I corresponded by mail and talked on the telephone with Dave Force Jr. beginning in 1990, we tried to get together for a flight into Possum Creek. Scheduling conflicts, adverse weather and snow-covered terrain prevented it until 1994.

With anticipation and excitement, at least on my part, Force, my spouse and I departed the Glenwood Springs, Colo. airport in Force's Cessna 180 en route to Possum Creek. The first view of the strip gives one the idea, "This ain't such a much." And, from high above the ridge lines, the strip actually does have an innocuous look. But, reserve that judgment until descending to 9,840 feet, the elevation at the approach end. Next, perform a flyby to test for downdrafts. Now the area takes on an ominous aspect.

This 1,360-foot ribbon of grass-covered soil, embedded throughout with small rocks, serves as the landing area. Its orientation is east-west.

  Because of the terrain's upswing, this is definitely a one-way airstrip. All approaches are toward the east. All takeoffs are to the west. The first portion of the landing area has an upslope of 20 percent, giving way, near the top, to a 10-percent grade.

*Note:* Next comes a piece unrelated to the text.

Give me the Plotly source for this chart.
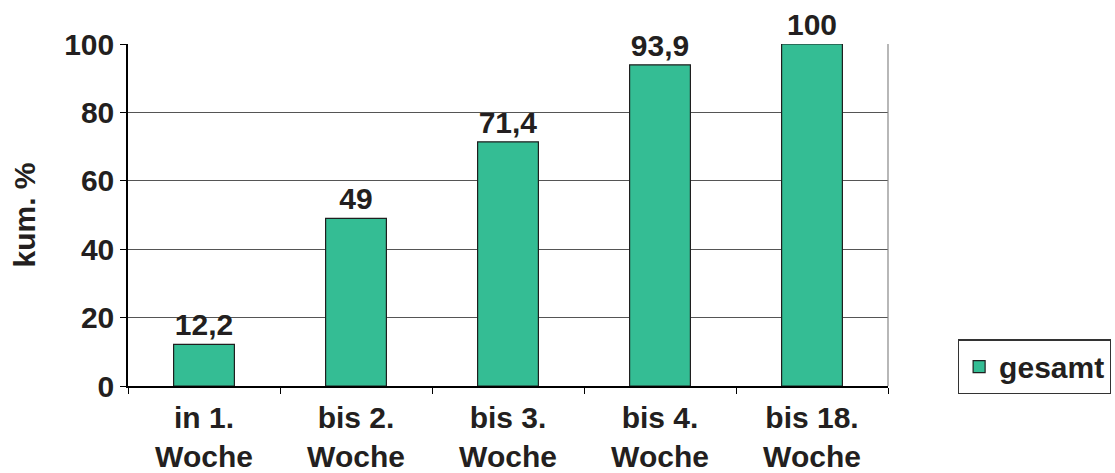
import plotly.graph_objects as go

categories = ["in 1.<br>Woche", "bis 2.<br>Woche", "bis 3.<br>Woche", "bis 4.<br>Woche", "bis 18.<br>Woche"]
values = [12.2, 49, 71.4, 93.9, 100]
labels = ["12,2", "49", "71,4", "93,9", "100"]
series_name = "gesamt"
y_ticks = [0, 20, 40, 60, 80, 100]

font_family = "Liberation Sans, Arial, sans-serif"
dark = "#231f20"
fs = 30

fig = go.Figure()
fig.add_trace(go.Bar(
    x=categories, y=values, name=series_name,
    text=labels, textposition="outside", cliponaxis=False,
    textfont=dict(family=font_family, size=fs, color=dark, weight="bold"),
    marker=dict(color="#34bd94", line=dict(color="#1f1f1f", width=1.2)),
    showlegend=True,
))

fig.update_layout(
    width=1115, height=473,
    margin=dict(l=128, r=227, t=44, b=87, autoexpand=False),
    paper_bgcolor="white", plot_bgcolor="white",
    bargap=0.6,
    font=dict(family=font_family, size=fs, color=dark, weight="bold"),
    showlegend=True,
    legend=dict(
        x=1.092, y=0.056, xanchor="left", yanchor="middle",
        bordercolor="#333333", borderwidth=1.2, bgcolor="white",
        font=dict(family=font_family, size=fs, color=dark, weight="bold"),
        itemwidth=30,
    ),
    xaxis=dict(
        showline=True, linecolor="black", linewidth=1.5,
        ticks="outside", tickson="boundaries", ticklen=6, tickcolor="black",
        tickfont=dict(family=font_family, size=fs, color=dark, weight="bold"),
        ticklabelstandoff=4,
        showgrid=False,
    ),
    yaxis=dict(
        range=[0, 100], tickvals=y_ticks,
        showline=True, linecolor="black", linewidth=1.5,
        ticks="outside", ticklen=6, tickcolor="black",
        showgrid=True, gridcolor="#555555", gridwidth=1,
        zeroline=False,
        tickfont=dict(family=font_family, size=fs, color=dark, weight="bold"),
        title=dict(text="kum. %", standoff=20,
                   font=dict(family=font_family, size=fs, color=dark, weight="bold")),
    ),
    shapes=[dict(type="line", xref="paper", yref="paper", x0=1, x1=1, y0=0, y1=1,
                 line=dict(color="#888888", width=1.2))],
)

fig.write_html(
    "out.html",
    config={"displayModeBar": False},
    post_script="document.body.style.margin='0';document.body.style.padding='0';document.body.style.overflow='hidden';",
)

Some operators to a sloped airstrip use an excess-airspeed technique. This allows the pilot to change from the glide attitude to an attitude paralleling the slope, and then to make the change to the landing attitude. Without the excess airspeed at the beginning of the maneuver, the speed bleeds off during the round-out and the airplane experiences a high sink rate and the inability of the elevator to lift the nose. (The author thinks this type approach is best reserved for a forced landing without engine power to a landing on upslope terrain).

The excess-airspeed approach is not used at Possum Creek. About nine years ago, Force tried the technique and wound up with too much speed after touchdown. This caused some anxious moments and the heavy braking nearly caused a nose-over as Force tried, and finally succeeded, in preventing the airplane from dropping off the 700-foot cliff or flipping over on its back.

Because of the flat touchdown area, Force found a flat approach works best. This isn't to mean the airplane is operated on the back side of the power curve with the airplane hanging on the prop. A normal approach speed is maintained until the flare. Eliminating the descending approach does away with he need for excess airspeed.

Occasionally being described as a bull-headed mule, I was open for all suggestions for operating at this strip. Any self-respecting pilot would want to give it a try.

After a north-to-south pass by the west end of the runway, placing us in a position of advancing toward lowering terrain, we determined there were no downdrafts to spoil our morning. We continued with a right turn until lining up, a mile and a half out, on final.

The air was stable and we had no trouble maintaining an altitude slightly above the touchdown spot. A normal flare resulted in a smooth landing. Using this technique, it was necessary to add power to make it to the top of the runway surface, where the airplane can be turned around for the takeoff, or parked.

Takeoff requires no special technique. The 10-percent downslope exists for the first one third of the runway and changes to 20-percent downslope. A gentle application of power, until the airplane begins to move, protects the propeller from rock damage. At the end of the 10-percent downslope, before dropping to a steeper angle, Force grabbed the flap level and gently flew the airplane from the surface. A gradual left turn, while milking off flaps, provided an escape route where the terrain fell away rapidly.

Force began pointing out various emergency landing sites, should the engine decide to quit at an inopportune moment. In the couple of hours we had been together, I grew to like Force. But now, I realized how much I liked his piloting abilities, techniques and concern for safety. There was not the "let me show you how good I am" display that is sometimes encountered with this type operation. The flight was conducted in a totally professional manner.

Force doesn't want to have the location of Possum Creek divulged to the general public, feeling someone could get into trouble. Also, insurance requirements dictate this must remain a private airstrip. Force doesn't charge to fly his friends into his strip. I didn't ask if there is some way a person could fly in there with him, but he does own a transmission shop. If you find it necessary to land at Possum Creek, perhaps you could leave your car for some transmission work and try to convince Force to take a flight while waiting for the car. Who knows? It might be worth a try.